De plus, nous faisons l’hypothèse de la possibilité que certaines réalités historiques aient été occultées par effet d’une sélection inconsciente orchestrée par les experts eux-mêmes. Un exemple de ce processus d’occultation historique, celui mis en avant par l’historienne Paule Paganon qui, dans son ouvrage Femmes remarquable de l’Antiquité (2009), fait la critique de l’Histoire comme le produit des seules implications et actions des hommes. Le phallocentrisme patenté, a priori omniprésent dans les récits de l’Histoire, semble être plus qu’un fantasme, il est culturellement légitimé. Or, l’historienne cherche à nuancer le discours de ces hommes, historiens et penseurs, qui n’entrevoit le genre féminin qu’à travers le stricte prisme de la femme lascive, docile et délicate.

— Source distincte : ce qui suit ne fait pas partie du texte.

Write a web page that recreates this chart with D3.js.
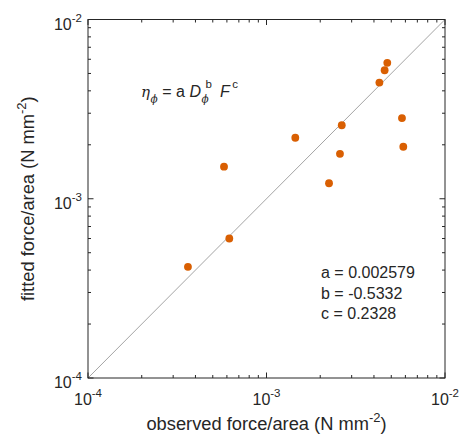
<!DOCTYPE html>
<html>
<head>
<meta charset="utf-8">
<script src="https://cdn.jsdelivr.net/npm/d3@7"></script>
<style>
  html, body { margin: 0; padding: 0; background: #fff; }
  svg { display: block; }
  text { font-family: "Liberation Sans", Arial, Helvetica, sans-serif; fill: #262626; }
</style>
</head>
<body>
<svg id="chart" width="462" height="436"></svg>
<script>
// Observed vs fitted force per unit area (N mm^-2)
const observed = [3.63e-4, 5.78e-4, 6.19e-4, 1.45e-3, 2.24e-3, 2.58e-3, 2.64e-3, 4.29e-3, 4.59e-3, 4.75e-3, 5.74e-3, 5.84e-3];
const fitted   = [4.17e-4, 1.51e-3, 6.00e-4, 2.19e-3, 1.22e-3, 1.78e-3, 2.57e-3, 4.45e-3, 5.21e-3, 5.73e-3, 2.82e-3, 1.95e-3];
const majorTicks = [1e-4, 1e-3, 1e-2];
const tickExponents = ["-4", "-3", "-2"];
const coefficientLabels = ["a = 0.002579", "b = -0.5332", "c = 0.2328"];
const domain = [1e-4, 1e-2];

const svg = d3.select("#chart");
const plotLeft = 88, plotRight = 445, plotTop = 19.5, plotBottom = 378;

const x = d3.scaleLog().domain(domain).range([plotLeft, plotRight]);
const y = d3.scaleLog().domain(domain).range([plotBottom, plotTop]);

const axisColor = "#262626";
const majorLen = 5.5, minorLen = 3;

// minor tick values 2..9 in each decade
const minorTicks = [];
for (let e = -4; e < -2; e++) {
  for (let m = 2; m <= 9; m++) minorTicks.push(m * Math.pow(10, e));
}

// 1:1 reference line
svg.append("line")
  .attr("x1", x(domain[0])).attr("y1", y(domain[0]))
  .attr("x2", x(domain[1])).attr("y2", y(domain[1]))
  .attr("stroke", "#9a9a9a").attr("stroke-width", 0.9);

// data points
svg.append("g").selectAll("circle")
  .data(observed.map((o, i) => [o, fitted[i]]))
  .join("circle")
  .attr("cx", d => x(d[0]))
  .attr("cy", d => y(d[1]))
  .attr("r", 3.9)
  .attr("fill", "#D95F02");

// box with inward ticks on all four sides
const axes = svg.append("g").attr("stroke", axisColor).attr("fill", "none");
axes.append("rect")
  .attr("x", plotLeft).attr("y", plotTop)
  .attr("width", plotRight - plotLeft).attr("height", plotBottom - plotTop)
  .attr("stroke-width", 1);

function ticks(vals, len) {
  vals.forEach(v => {
    const px = x(v), py = y(v);
    axes.append("line").attr("x1", px).attr("x2", px).attr("y1", plotBottom).attr("y2", plotBottom - len);
    axes.append("line").attr("x1", px).attr("x2", px).attr("y1", plotTop).attr("y2", plotTop + len);
    axes.append("line").attr("y1", py).attr("y2", py).attr("x1", plotLeft).attr("x2", plotLeft + len);
    axes.append("line").attr("y1", py).attr("y2", py).attr("x1", plotRight).attr("x2", plotRight - len);
  });
}
ticks(majorTicks, majorLen);
ticks(minorTicks, minorLen);

// tick labels 10^n
const tickFont = 16, supFont = 11.5;
majorTicks.forEach((v, i) => {
  const tx = svg.append("text")
    .attr("x", x(v)).attr("y", 405)
    .attr("text-anchor", "middle")
    .style("font-size", tickFont + "px");
  tx.append("tspan").text("10");
  tx.append("tspan").attr("dy", -8).style("font-size", supFont + "px").text(tickExponents[i]);

  const ty = svg.append("text")
    .attr("x", 82).attr("y", y(v) + 10)
    .attr("text-anchor", "end")
    .style("font-size", tickFont + "px");
  ty.append("tspan").text("10");
  ty.append("tspan").attr("dy", -8).style("font-size", supFont + "px").text(tickExponents[i]);
});

// axis titles
const labelFont = 18.3;
const xl = svg.append("text")
  .attr("x", (plotLeft + plotRight) / 2).attr("y", 430)
  .attr("text-anchor", "middle")
  .style("font-size", labelFont + "px");
xl.append("tspan").text("observed force/area (N mm");
xl.append("tspan").attr("dy", -8).style("font-size", "13px").text("-2");
xl.append("tspan").attr("dy", 8).text(")");

const yl = svg.append("text")
  .attr("transform", `translate(34,${(plotTop + plotBottom) / 2}) rotate(-90)`)
  .attr("text-anchor", "middle")
  .style("font-size", labelFont + "px");
yl.append("tspan").text("fitted force/area (N mm");
yl.append("tspan").attr("dy", -8).style("font-size", "13px").text("-2");
yl.append("tspan").attr("dy", 8).text(")");

// model equation: one text element, pieces placed after measuring their widths
const serif = "'DejaVu Serif', 'Liberation Serif', serif";
const eqParts = [
  { s: "η", size: 15, dy: 0, italic: true, family: serif, gap: 0.5 },
  { s: "ϕ", size: 10.5, dy: 6, italic: true, family: serif, gap: 4.5 },
  { s: "=", size: 16, dy: 0, gap: 4.5 },
  { s: "a", size: 16, dy: 0, gap: 4.5 },
  { s: "D", size: 16, dy: 0, italic: true, gap: 0.5 },
  { s: "ϕ", size: 10.5, dy: 6, italic: true, family: serif, gap: 0, stack: true },
  { s: "b", size: 11.5, dy: -9, gap: 8, shift: 4 },
  { s: "F", size: 16, dy: 0, italic: true, gap: 2.5 },
  { s: "c", size: 11.5, dy: -9, gap: 0 }
];
const measure = svg.append("text").attr("visibility", "hidden");
function widthOf(p) {
  measure.text(p.s)
    .style("font-size", p.size + "px")
    .style("font-style", p.italic ? "italic" : "normal")
    .style("font-family", p.family || null);
  return measure.node().getComputedTextLength();
}
const eqX = 141, eqBase = 97;
const eq = svg.append("text");
let cursor = eqX, stackStart = null;
eqParts.forEach(p => {
  const w = widthOf(p);
  let px = cursor;
  if (p.stack) {
    stackStart = cursor;
  } else if (stackStart !== null) {
    px = stackStart + (p.shift || 0);
    stackStart = null;
  }
  const t = eq.append("tspan")
    .attr("x", px).attr("y", eqBase + p.dy)
    .style("font-size", p.size + "px")
    .style("font-style", p.italic ? "italic" : "normal")
    .text(p.s);
  if (p.family) t.style("font-family", p.family);
  cursor = Math.max(p.stack ? px : cursor, px + w);
  if (!p.stack) cursor += p.gap;
});
measure.remove();

// fitted coefficients
coefficientLabels.forEach((s, i) => {
  svg.append("text")
    .attr("x", 321).attr("y", 278 + i * 20.5)
    .style("font-size", "16px")
    .text(s);
});
</script>
</body>
</html>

L’auteure rappelle, en effet « Messaline a-t-elle été aussi dépravée et débauchée que relate Juvénal ? Agrippine l’Ainée, la mère d’Agrippine la Jeune, a-t-elle eu le comportement magnifique que les historiens décrivent ? Lucrèce est-elle la caricature que l’on connaît, le modèle par excellence de la matrone romaine ? Locuste n’est-elle qu’un nom synonyme d’empoisonnement experte et infaillible ? Les auteurs se préoccupent peu de psychologie quand il s’agit d’évoquer la gent féminine. » (Paule Paganon, 2009, p. 2)
L’ouvrage n’en demeure pas moins relever d’un projet original et nécessaire parce qu’il apporte une visibilité sur les actrices de l’Histoire plus que sur les acteurs. Changement de point de vue ? Pas uniquement, puisque ce livre ne se contente pas d’emprunter une perspective d’approche à travers laquelle les femmes sont dépeintes comme des figures fortes, indépendantes, omnipotentes et libre de leur action. Bien au contraire, ce que l’auteur-e démontre ici, c’est la difficulté avec laquelle ces reines et intellectuelles de l’Antiquité n’ont eu de cesse de suivre des rôles imposés, par la culture d’une part, la religion et la société d’autre part.
Partant de ce constat, l’objectif, ici, semble clair : réhabiliter l’image des femmes qui tendaient bien trop facilement vers un idéal simple, sans relief ni vraissemblance.